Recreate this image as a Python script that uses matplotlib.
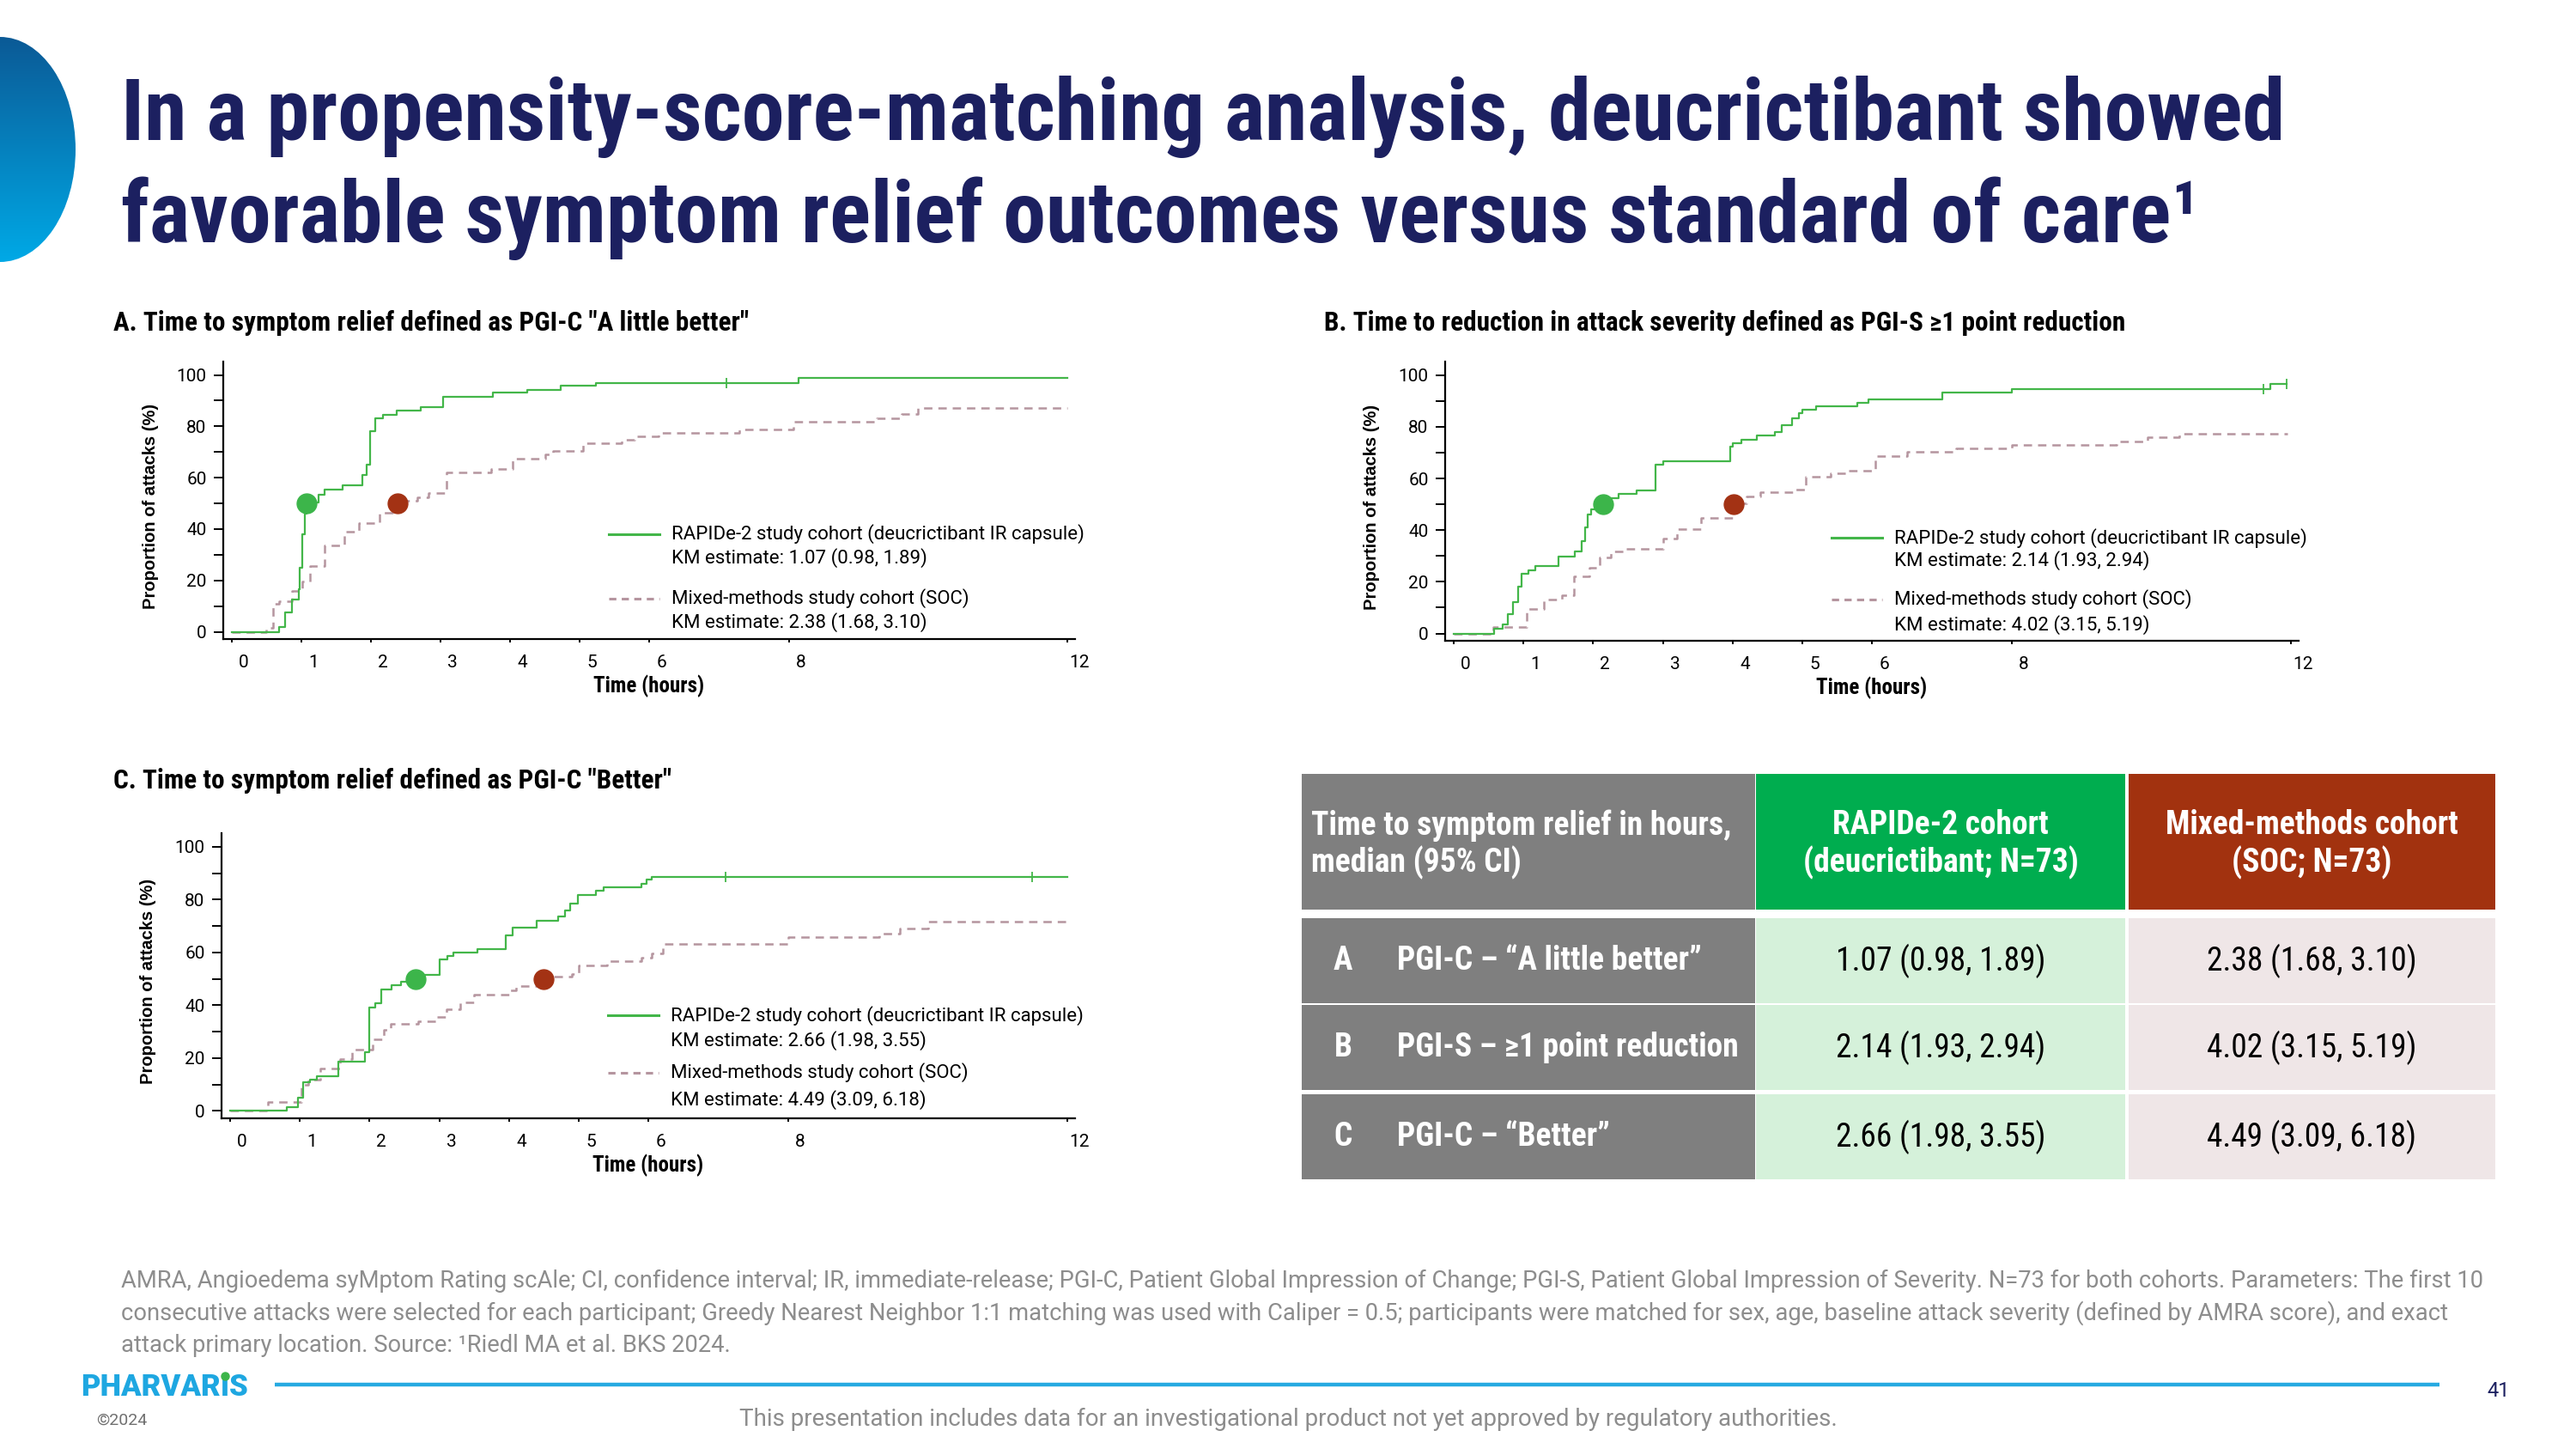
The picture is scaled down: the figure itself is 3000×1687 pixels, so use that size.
import matplotlib
matplotlib.use('Agg')
import matplotlib.pyplot as plt
import matplotlib.transforms as mtrans
from matplotlib import font_manager
from matplotlib.patches import Rectangle, Ellipse
from matplotlib.colors import LinearSegmentedColormap
import numpy as np

_names = {f.name for f in font_manager.fontManager.ttflist}
COND = next((n for n in ['Roboto Condensed', 'Liberation Sans Narrow', 'Roboto'] if n in _names), 'DejaVu Sans')
REG = 'Roboto' if 'Roboto' in _names else 'DejaVu Sans'

plt.rcParams['font.family'] = [REG, 'DejaVu Sans']
plt.rcParams['lines.scale_dashes'] = False

# ---------------- data ----------------
hour_ticks = [0, 1, 2, 3, 4, 5, 6, 8, 12]
pct_major = [0, 20, 40, 60, 80, 100]
pct_minor = [10, 30, 50, 70, 90]

# A: PGI-C "A little better"
a_rap_t = [0, 0.68, 0.77, 0.87, 0.96, 0.98, 1.02, 1.05, 1.08, 1.25, 1.34, 1.59, 1.88, 1.94,
           1.99, 2.06, 2.17, 2.37, 2.72, 3.04, 3.75, 4.25, 4.73, 5.23, 8.14, 12.0]
a_rap_y = [0, 2, 7.5, 12.5, 16.5, 25, 38, 46, 50.5, 53.5, 55.5, 57, 61, 65,
           78, 83, 84.5, 86, 87.5, 91.5, 93, 94.2, 95.8, 97, 99, 99]
a_mix_t = [0, 0.50, 0.59, 0.68, 0.87, 1.02, 1.13, 1.33, 1.62, 1.83, 2.12, 2.31, 2.67, 2.83,
           3.08, 3.73, 4.03, 4.50, 4.62, 5.05, 5.60, 5.78, 6.13, 7.29, 8.07, 9.26, 9.62, 9.85, 12.0]
a_mix_y = [0, 1.5, 11, 12, 16, 19.5, 25.5, 33.5, 39, 42.5, 46.5, 51, 52.5, 54,
           62, 63.3, 67.5, 69, 70.5, 73.3, 74.8, 76, 77.5, 78.7, 81.7, 83, 84.8, 87.2, 87.2]
a_rap_cens = [7.1]

# B: PGI-S >=1 point reduction
b_rap_t = [0, 0.58, 0.70, 0.78, 0.85, 0.92, 0.98, 1.07, 1.17, 1.50, 1.74, 1.84, 1.88, 1.92,
           1.97, 2.14, 2.20, 2.36, 2.62, 2.90, 3.00, 3.96, 4.00, 4.12, 4.35, 4.60, 4.70, 4.85,
           4.95, 5.00, 5.20, 5.78, 5.95, 7.00, 8.00, 11.70, 11.94]
b_rap_y = [0, 2, 3.5, 7.5, 12, 18, 23, 24.6, 26, 29.8, 31.7, 35.6, 41, 46,
           48, 50.7, 52.3, 54.1, 55.5, 65.2, 66.6, 72.4, 73.7, 75.1, 76.6, 77.9, 80.7, 83.4,
           85.1, 86.7, 87.8, 89.2, 90.6, 93.4, 94.7, 96.7, 96.7]
b_mix_t = [0, 0.57, 1.05, 1.30, 1.55, 1.73, 1.95, 2.10, 2.25, 2.45, 3.00, 3.20, 3.55, 4.02,
           4.20, 4.40, 4.90, 5.05, 5.40, 5.65, 6.05, 6.50, 7.20, 8.00, 9.50, 9.95, 10.40, 11.95]
b_mix_y = [0, 2.5, 9.5, 13.3, 14.9, 22, 25.4, 29.3, 31.9, 32.6, 36.8, 40.5, 44.8, 50.5,
           53, 54.7, 55.8, 60.8, 61.9, 63, 68.7, 70.2, 71.5, 72.9, 74.3, 75.9, 77.3, 77.3]
b_rap_cens = [11.6, 11.94]

# C: PGI-C "Better"
c_rap_t = [0, 0.82, 0.98, 1.05, 1.15, 1.25, 1.55, 1.93, 2.00, 2.08, 2.17, 2.32, 2.45, 2.70,
           3.00, 3.12, 3.20, 3.55, 3.95, 4.05, 4.40, 4.70, 4.80, 4.88, 4.98, 5.25, 5.35, 5.90,
           5.97, 6.05, 12.0]
c_rap_y = [0, 1.5, 4.9, 10.8, 11.9, 13.2, 18.7, 22.2, 39.3, 40.7, 46.1, 47.7, 49, 51.5,
           57.3, 58.6, 59.9, 61.2, 66.5, 69.4, 72.1, 73.5, 75.9, 78.6, 81.7, 83.3, 84.6, 86,
           87.5, 88.6, 88.6]
c_mix_t = [0, 0.55, 1.03, 1.12, 1.30, 1.58, 1.75, 2.05, 2.20, 2.30, 2.70, 2.95, 3.10, 3.30,
           3.50, 4.00, 4.10, 4.45, 4.55, 4.90, 5.00, 5.40, 5.90, 6.05, 6.20, 8.00, 9.30, 9.60,
           10.00, 12.0]
c_mix_y = [0, 3.3, 9.8, 12, 16, 19.5, 23.1, 27.1, 30.6, 32.9, 33.8, 35.6, 38.5, 41,
           44.1, 45.6, 47.2, 48.6, 50.8, 52, 55, 56.6, 58, 59.6, 63.2, 65.9, 67.2, 69,
           71.8, 71.8]
c_rap_cens = [7.1, 11.5]

median_rap = [1.07, 2.14, 2.66]
median_mix = [2.38, 4.02, 4.49]
km_rap = ['1.07 (0.98, 1.89)', '2.14 (1.93, 2.94)', '2.66 (1.98, 3.55)']
km_mix = ['2.38 (1.68, 3.10)', '4.02 (3.15, 5.19)', '4.49 (3.09, 6.18)']

panel_titles = ['A. Time to symptom relief defined as PGI-C "A little better"',
                'B. Time to reduction in attack severity defined as PGI-S \u22651 point reduction',
                'C. Time to symptom relief defined as PGI-C "Better"']
rap_label = 'RAPIDe-2 study cohort (deucrictibant IR capsule)'
mix_label = 'Mixed-methods study cohort (SOC)'

row_letters = ['A', 'B', 'C']
row_names = ['PGI-C \u2013 \u201cA little better\u201d',
             'PGI-S \u2013 \u22651 point reduction',
             'PGI-C \u2013 \u201cBetter\u201d']
col_headers = ['Time to symptom relief in hours,\nmedian (95% CI)',
               'RAPIDe-2 cohort\n(deucrictibant; N=73)',
               'Mixed-methods cohort\n(SOC; N=73)']

title_lines = ['In a propensity-score-matching analysis, deucrictibant showed',
               'favorable symptom relief outcomes versus standard of care\u00b9']
footnote_lines = [
    'AMRA, Angioedema syMptom Rating scAle; CI, confidence interval; IR, immediate-release; PGI-C, Patient Global Impression of Change; PGI-S, Patient Global Impression of Severity. N=73 for both cohorts. Parameters: The first 10',
    'consecutive attacks were selected for each participant; Greedy Nearest Neighbor 1:1 matching was used with Caliper = 0.5; participants were matched for sex, age, baseline attack severity (defined by AMRA score), and exact',
    'attack primary location. Source: \u00b9Riedl MA et al. BKS 2024.']
disclaimer = 'This presentation includes data for an investigational product not yet approved by regulatory authorities.'

# ---------------- colours ----------------
NAVY = '#1c2060'
GREEN = '#43b649'
MAUVE = '#b5959f'
DOT_G = '#3cb54a'
DOT_R = '#a33214'
GREY_CELL = '#7f7f7f'
HEAD_G = '#00ad4f'
HEAD_R = '#a2320f'
BODY_G = '#d5f1da'
BODY_R = '#efe6e7'

W, H = 3000, 1687
fig = plt.figure(figsize=(W / 100, H / 100), dpi=100)

bg = fig.add_axes([0, 0, 1, 1])
bg.set_xlim(0, W)
bg.set_ylim(H, 0)
bg.axis('off')

# blue arc top-left
grad = np.linspace(0, 1, 256).reshape(-1, 1)
cmap = LinearSegmentedColormap.from_list('arc', ['#0b5a96', '#00a9e6'])
im = bg.imshow(grad, extent=[0, 90, 305, 43], cmap=cmap, aspect='auto', zorder=1)
ell = Ellipse((0, 174), 176, 262, facecolor='none', edgecolor='none')
bg.add_patch(ell)
im.set_clip_path(ell)
bg.set_xlim(0, W)
bg.set_ylim(H, 0)

# title
for i, line in enumerate(title_lines):
    bg.text(141, 163 + i * 119, line, fontsize=72, fontweight='bold', family=[COND, 'DejaVu Sans'],
            color=NAVY, va='baseline', ha='left')

# panel titles
for txt, (x, y) in zip(panel_titles, [(132, 376), (1542, 376), (132, 909)]):
    bg.text(x, y, txt, fontsize=22.5, fontweight='bold', family=[COND, 'DejaVu Sans'],
            color='black', va='center', ha='left')


def step_val(t, y, tc):
    idx = np.searchsorted(t, tc, side='right') - 1
    return y[idx]


def draw_panel(rect, rt, ry, mt, my, med_r, med_m, cens, km_r, km_m, leg_y):
    ax = fig.add_axes(rect)
    ax.step(mt, my, where='post', color=MAUVE, lw=1.8, dashes=(7, 5), zorder=2)
    ax.step(rt, ry, where='post', color=GREEN, lw=1.6, zorder=3)
    cy = [step_val(rt, ry, c) for c in cens]
    ax.plot(cens, cy, ls='none', marker='|', ms=9, mew=1.3, color=GREEN, zorder=3)
    ax.plot([med_r], [50], 'o', ms=16.5, color=DOT_G, zorder=4)
    ax.plot([med_m], [50], 'o', ms=16.5, color=DOT_R, zorder=4)

    ax.set_xlim(-0.12, 12.11)
    ax.set_ylim(-2.8, 105.2)
    ax.set_xticks(hour_ticks)
    ax.set_xticklabels([str(h) for h in hour_ticks])
    ax.set_yticks(pct_major)
    ax.set_yticks(pct_minor, minor=True)
    for s in ['top', 'right']:
        ax.spines[s].set_visible(False)
    for s in ['left', 'bottom']:
        ax.spines[s].set_linewidth(1.6)
    ax.tick_params(axis='x', length=3, width=1.4, pad=10, labelsize=15)
    ax.tick_params(axis='y', which='both', length=8, width=1.4, pad=6, labelsize=15)
    off = mtrans.ScaledTranslation(0.14, 0, fig.dpi_scale_trans)
    for lbl in ax.get_xticklabels():
        lbl.set_transform(lbl.get_transform() + off)
    ax.set_xlabel('Time (hours)', fontsize=18, fontweight='bold',
                  family=[COND, 'DejaVu Sans'], labelpad=3)
    ax.set_ylabel('Proportion of attacks (%)', fontsize=14.5, fontweight='bold',
                  family=['Liberation Sans', 'DejaVu Sans'])
    ax.yaxis.set_label_coords(-0.076, 0.48)

    # legend drawn by hand
    ax.plot([0.453, 0.512], [leg_y[0], leg_y[0]], transform=ax.transAxes, color=GREEN,
            lw=2.2, clip_on=False)
    ax.plot([0.453, 0.512], [leg_y[2], leg_y[2]], transform=ax.transAxes, color=MAUVE,
            lw=2.2, dashes=(6, 4.5), clip_on=False)
    texts = [rap_label, 'KM estimate: ' + km_r, mix_label, 'KM estimate: ' + km_m]
    for t, y in zip(texts, leg_y):
        ax.text(0.526, y, t, transform=ax.transAxes, fontsize=16, va='center', ha='left')
    return ax


draw_panel([260 / W, 1 - 744 / H, 992 / W, 323 / H], a_rap_t, a_rap_y, a_mix_t, a_mix_y,
           median_rap[0], median_mix[0], a_rap_cens, km_rap[0], km_mix[0],
           [0.378, 0.291, 0.146, 0.059])
draw_panel([1683 / W, 1 - 746 / H, 994 / W, 325 / H], b_rap_t, b_rap_y, b_mix_t, b_mix_y,
           median_rap[1], median_mix[1], b_rap_cens, km_rap[1], km_mix[1],
           [0.369, 0.289, 0.148, 0.058])
draw_panel([258 / W, 1 - 1302 / H, 994 / W, 332 / H], c_rap_t, c_rap_y, c_mix_t, c_mix_y,
           median_rap[2], median_mix[2], c_rap_cens, km_rap[2], km_mix[2],
           [0.361, 0.274, 0.160, 0.066])

# ---------------- table ----------------
col_x = [1516, 2045, 2479]
col_w = [528, 430, 427]
head_y, head_h = 901, 158
row_y = [1069, 1170, 1274]
row_h = 99
TFS = 27

for x, w, c in zip(col_x, col_w, [GREY_CELL, HEAD_G, HEAD_R]):
    bg.add_patch(Rectangle((x, head_y), w, head_h, facecolor=c, edgecolor='none', zorder=1))
bg.text(col_x[0] + 11, head_y + head_h / 2 + 3, col_headers[0], color='white', fontsize=TFS,
        fontweight='bold', family=[COND, 'DejaVu Sans'], ha='left', va='center', linespacing=1.15)
for j in (1, 2):
    bg.text(col_x[j] + col_w[j] / 2, head_y + head_h / 2 + 3, col_headers[j], color='white',
            fontsize=TFS, fontweight='bold', family=[COND, 'DejaVu Sans'], ha='center',
            va='center', linespacing=1.15, multialignment='center')

for i, ry in enumerate(row_y):
    for x, w, c in zip(col_x, col_w, [GREY_CELL, BODY_G, BODY_R]):
        bg.add_patch(Rectangle((x, ry), w, row_h, facecolor=c, edgecolor='none', zorder=1))
    cy = ry + row_h / 2
    bg.text(1564, cy, row_letters[i], color='white', fontsize=TFS, fontweight='bold',
            family=[COND, 'DejaVu Sans'], ha='center', va='center')
    bg.text(1627, cy, row_names[i], color='white', fontsize=TFS, fontweight='bold',
            family=[COND, 'DejaVu Sans'], ha='left', va='center')
    bg.text(col_x[1] + col_w[1] / 2, cy, km_rap[i], color='black', fontsize=TFS,
            family=[COND, 'DejaVu Sans'], ha='center', va='center')
    bg.text(col_x[2] + col_w[2] / 2, cy, km_mix[i], color='black', fontsize=TFS,
            family=[COND, 'DejaVu Sans'], ha='center', va='center')

# ---------------- footer ----------------
for i, line in enumerate(footnote_lines):
    bg.text(141, 1491 + i * 38, line, fontsize=19.7, color='#8d8d8d', ha='left', va='center')

bg.plot([320, 2841], [1612, 1612], color='#27aae1', lw=3.2, solid_capstyle='butt')
logo_kw = dict(fontsize=25, fontweight='heavy', color='#1ea7e1')
t1 = bg.text(94, 1625, 'PHARVAR', va='baseline', ha='left', **logo_kw)
t2 = bg.annotate('\u0131', xy=(1, 0), xycoords=t1, va='bottom', ha='left', **logo_kw)
t3 = bg.annotate('S', xy=(1, 0), xycoords=t2, va='bottom', ha='left', **logo_kw)
# green dot over the i, placed from the measured glyph box
rend = fig.canvas.get_renderer()
bb = t2.get_window_extent(rend)
xc_disp = (bb.x0 + bb.x1) / 2
xc = bg.transData.inverted().transform((xc_disp, 0))[0]
bg.plot([xc], [1602], 'o', ms=6.5, color='#3cb54a', zorder=5)
bg.text(112, 1654, '\u00a92024', fontsize=14, color='#707070', ha='left', va='center')
bg.text(1500, 1652, disclaimer, fontsize=20, color='#8d8d8d', ha='center', va='center')
bg.text(2910, 1620, '41', fontsize=17, color=NAVY, ha='center', va='center')

fig.savefig('out.png', dpi=100)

-=-=-

#### TASK PROMPT
Go from the first line of the data above to the line containing "pct_minor = [10, 30, 50, 70, 90]" and retype exactly those lines, both included, but none of the pictures.

#### OUTPUT OF THE TASK
Recreate this image as a Python script that uses matplotlib.
The picture is scaled down: the figure itself is 3000×1687 pixels, so use that size.
import matplotlib
matplotlib.use('Agg')
import matplotlib.pyplot as plt
import matplotlib.transforms as mtrans
from matplotlib import font_manager
from matplotlib.patches import Rectangle, Ellipse
from matplotlib.colors import LinearSegmentedColormap
import numpy as np

_names = {f.name for f in font_manager.fontManager.ttflist}
COND = next((n for n in ['Roboto Condensed', 'Liberation Sans Narrow', 'Roboto'] if n in _names), 'DejaVu Sans')
REG = 'Roboto' if 'Roboto' in _names else 'DejaVu Sans'

plt.rcParams['font.family'] = [REG, 'DejaVu Sans']
plt.rcParams['lines.scale_dashes'] = False

# ---------------- data ----------------
hour_ticks = [0, 1, 2, 3, 4, 5, 6, 8, 12]
pct_major = [0, 20, 40, 60, 80, 100]
pct_minor = [10, 30, 50, 70, 90]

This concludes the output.